> [WHAT YOU ARE ASKED TO DO]: Repeat the material verbatim. Images are excluded from the copy.

> [MATERIAL]:
○ ○ ○ ○

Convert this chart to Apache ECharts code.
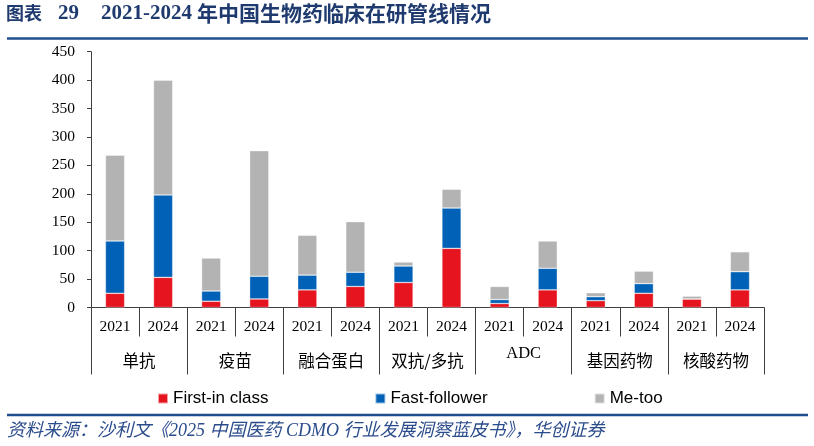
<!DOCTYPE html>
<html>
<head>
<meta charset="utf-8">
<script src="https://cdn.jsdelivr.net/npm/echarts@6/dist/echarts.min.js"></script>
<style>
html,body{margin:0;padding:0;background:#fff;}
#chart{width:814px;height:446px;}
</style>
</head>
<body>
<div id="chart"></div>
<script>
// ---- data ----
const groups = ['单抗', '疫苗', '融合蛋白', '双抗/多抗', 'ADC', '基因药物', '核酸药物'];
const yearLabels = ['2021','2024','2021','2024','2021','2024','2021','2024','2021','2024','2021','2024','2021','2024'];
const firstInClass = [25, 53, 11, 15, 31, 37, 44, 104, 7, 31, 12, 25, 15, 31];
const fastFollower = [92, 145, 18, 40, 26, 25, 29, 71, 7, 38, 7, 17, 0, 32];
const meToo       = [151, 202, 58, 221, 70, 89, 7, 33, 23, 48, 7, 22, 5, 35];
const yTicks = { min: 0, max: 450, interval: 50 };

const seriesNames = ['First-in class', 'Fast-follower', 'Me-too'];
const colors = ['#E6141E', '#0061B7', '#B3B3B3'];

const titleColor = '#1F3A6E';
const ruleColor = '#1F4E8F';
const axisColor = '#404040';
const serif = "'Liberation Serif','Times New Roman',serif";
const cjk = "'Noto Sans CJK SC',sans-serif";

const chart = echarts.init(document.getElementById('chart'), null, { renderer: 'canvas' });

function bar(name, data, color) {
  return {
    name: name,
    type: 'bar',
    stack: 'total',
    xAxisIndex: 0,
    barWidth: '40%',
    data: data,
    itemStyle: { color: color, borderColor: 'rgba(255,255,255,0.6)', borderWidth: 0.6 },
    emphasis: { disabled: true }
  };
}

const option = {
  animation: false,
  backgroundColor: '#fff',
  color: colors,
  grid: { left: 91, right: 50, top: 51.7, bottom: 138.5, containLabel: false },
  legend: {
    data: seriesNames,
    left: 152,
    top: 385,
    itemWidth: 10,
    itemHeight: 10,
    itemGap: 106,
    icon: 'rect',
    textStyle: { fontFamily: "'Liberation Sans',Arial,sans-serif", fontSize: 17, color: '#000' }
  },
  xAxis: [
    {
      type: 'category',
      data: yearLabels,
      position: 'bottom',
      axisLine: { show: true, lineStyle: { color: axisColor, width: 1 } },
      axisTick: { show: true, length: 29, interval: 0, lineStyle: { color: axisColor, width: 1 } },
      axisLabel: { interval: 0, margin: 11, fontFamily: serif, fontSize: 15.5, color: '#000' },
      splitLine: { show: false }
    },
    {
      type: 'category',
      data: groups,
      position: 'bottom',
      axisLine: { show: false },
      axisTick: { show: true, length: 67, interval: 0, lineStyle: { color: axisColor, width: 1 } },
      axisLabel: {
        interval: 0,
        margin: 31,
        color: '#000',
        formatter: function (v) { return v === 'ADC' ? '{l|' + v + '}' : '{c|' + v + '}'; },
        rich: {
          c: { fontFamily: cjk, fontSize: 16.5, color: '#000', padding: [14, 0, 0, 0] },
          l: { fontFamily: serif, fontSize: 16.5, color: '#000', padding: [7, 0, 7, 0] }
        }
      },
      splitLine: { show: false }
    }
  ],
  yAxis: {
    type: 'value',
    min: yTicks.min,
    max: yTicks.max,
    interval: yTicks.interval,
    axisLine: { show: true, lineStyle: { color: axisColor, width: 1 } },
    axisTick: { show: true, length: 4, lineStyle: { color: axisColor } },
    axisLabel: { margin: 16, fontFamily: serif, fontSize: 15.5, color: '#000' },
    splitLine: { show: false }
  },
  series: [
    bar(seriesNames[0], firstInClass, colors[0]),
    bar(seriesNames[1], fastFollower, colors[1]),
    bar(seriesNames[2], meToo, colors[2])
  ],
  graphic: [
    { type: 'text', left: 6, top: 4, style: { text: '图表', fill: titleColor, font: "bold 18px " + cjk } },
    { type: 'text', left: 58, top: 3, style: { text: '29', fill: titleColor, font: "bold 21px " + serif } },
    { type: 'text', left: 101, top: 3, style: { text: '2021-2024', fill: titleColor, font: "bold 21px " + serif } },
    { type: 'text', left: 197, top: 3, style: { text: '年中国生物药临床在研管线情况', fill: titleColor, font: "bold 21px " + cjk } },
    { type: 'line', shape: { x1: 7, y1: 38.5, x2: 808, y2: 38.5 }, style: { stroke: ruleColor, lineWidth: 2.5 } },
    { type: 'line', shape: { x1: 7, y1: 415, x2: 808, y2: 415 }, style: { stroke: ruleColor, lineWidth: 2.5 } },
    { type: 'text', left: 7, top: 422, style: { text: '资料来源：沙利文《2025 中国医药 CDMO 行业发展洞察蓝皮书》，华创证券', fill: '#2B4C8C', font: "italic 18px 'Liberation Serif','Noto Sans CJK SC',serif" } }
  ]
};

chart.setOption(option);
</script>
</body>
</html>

○ ○ ○ ○

> [WORKED ANSWER]:
Convert this chart to Apache ECharts code.
<!DOCTYPE html>
<html>
<head>
<meta charset="utf-8">
<script src="https://cdn.jsdelivr.net/npm/echarts@6/dist/echarts.min.js"></script>
<style>
html,body{margin:0;padding:0;background:#fff;}
#chart{width:814px;height:446px;}
</style>
</head>
<body>
<div id="chart"></div>
<script>
// ---- data ----
const groups = ['单抗', '疫苗', '融合蛋白', '双抗/多抗', 'ADC', '基因药物', '核酸药物'];
const yearLabels = ['2021','2024','2021','2024','2021','2024','2021','2024','2021','2024','2021','2024','2021','2024'];
const firstInClass = [25, 53, 11, 15, 31, 37, 44, 104, 7, 31, 12, 25, 15, 31];
const fastFollower = [92, 145, 18, 40, 26, 25, 29, 71, 7, 38, 7, 17, 0, 32];
const meToo       = [151, 202, 58, 221, 70, 89, 7, 33, 23, 48, 7, 22, 5, 35];
const yTicks = { min: 0, max: 450, interval: 50 };

const seriesNames = ['First-in class', 'Fast-follower', 'Me-too'];
const colors = ['#E6141E', '#0061B7', '#B3B3B3'];

const titleColor = '#1F3A6E';
const ruleColor = '#1F4E8F';
const axisColor = '#404040';
const serif = "'Liberation Serif','Times New Roman',serif";
const cjk = "'Noto Sans CJK SC',sans-serif";

const chart = echarts.init(document.getElementById('chart'), null, { renderer: 'canvas' });

function bar(name, data, color) {
  return {
    name: name,
    type: 'bar',
    stack: 'total',
    xAxisIndex: 0,
    barWidth: '40%',
    data: data,
    itemStyle: { color: color, borderColor: 'rgba(255,255,255,0.6)', borderWidth: 0.6 },
    emphasis: { disabled: true }
  };
}

const option = {
  animation: false,
  backgroundColor: '#fff',
  color: colors,
  grid: { left: 91, right: 50, top: 51.7, bottom: 138.5, containLabel: false },
  legend: {
    data: seriesNames,
    left: 152,
    top: 385,
    itemWidth: 10,
    itemHeight: 10,
    itemGap: 106,
    icon: 'rect',
    textStyle: { fontFamily: "'Liberation Sans',Arial,sans-serif", fontSize: 17, color: '#000' }
  },
  xAxis: [
    {
      type: 'category',
      data: yearLabels,
      position: 'bottom',
      axisLine: { show: true, lineStyle: { color: axisColor, width: 1 } },
      axisTick: { show: true, length: 29, interval: 0, lineStyle: { color: axisColor, width: 1 } },
      axisLabel: { interval: 0, margin: 11, fontFamily: serif, fontSize: 15.5, color: '#000' },
      splitLine: { show: false }
    },
    {
      type: 'category',
      data: groups,
      position: 'bottom',
      axisLine: { show: false },
      axisTick: { show: true, length: 67, interval: 0, lineStyle: { color: axisColor, width: 1 } },
      axisLabel: {
        interval: 0,
        margin: 31,
        color: '#000',
        formatter: function (v) { return v === 'ADC' ? '{l|' + v + '}' : '{c|' + v + '}'; },
        rich: {
          c: { fontFamily: cjk, fontSize: 16.5, color: '#000', padding: [14, 0, 0, 0] },
          l: { fontFamily: serif, fontSize: 16.5, color: '#000', padding: [7, 0, 7, 0] }
        }
      },
      splitLine: { show: false }
    }
  ],
  yAxis: {
    type: 'value',
    min: yTicks.min,
    max: yTicks.max,
    interval: yTicks.interval,
    axisLine: { show: true, lineStyle: { color: axisColor, width: 1 } },
    axisTick: { show: true, length: 4, lineStyle: { color: axisColor } },
    axisLabel: { margin: 16, fontFamily: serif, fontSize: 15.5, color: '#000' },
    splitLine: { show: false }
  },
  series: [
    bar(seriesNames[0], firstInClass, colors[0]),
    bar(seriesNames[1], fastFollower, colors[1]),
    bar(seriesNames[2], meToo, colors[2])
  ],
  graphic: [
    { type: 'text', left: 6, top: 4, style: { text: '图表', fill: titleColor, font: "bold 18px " + cjk } },
    { type: 'text', left: 58, top: 3, style: { text: '29', fill: titleColor, font: "bold 21px " + serif } },
    { type: 'text', left: 101, top: 3, style: { text: '2021-2024', fill: titleColor, font: "bold 21px " + serif } },
    { type: 'text', left: 197, top: 3, style: { text: '年中国生物药临床在研管线情况', fill: titleColor, font: "bold 21px " + cjk } },
    { type: 'line', shape: { x1: 7, y1: 38.5, x2: 808, y2: 38.5 }, style: { stroke: ruleColor, lineWidth: 2.5 } },
    { type: 'line', shape: { x1: 7, y1: 415, x2: 808, y2: 415 }, style: { stroke: ruleColor, lineWidth: 2.5 } },
    { type: 'text', left: 7, top: 422, style: { text: '资料来源：沙利文《2025 中国医药 CDMO 行业发展洞察蓝皮书》，华创证券', fill: '#2B4C8C', font: "italic 18px 'Liberation Serif','Noto Sans CJK SC',serif" } }
  ]
};

chart.setOption(option);
</script>
</body>
</html>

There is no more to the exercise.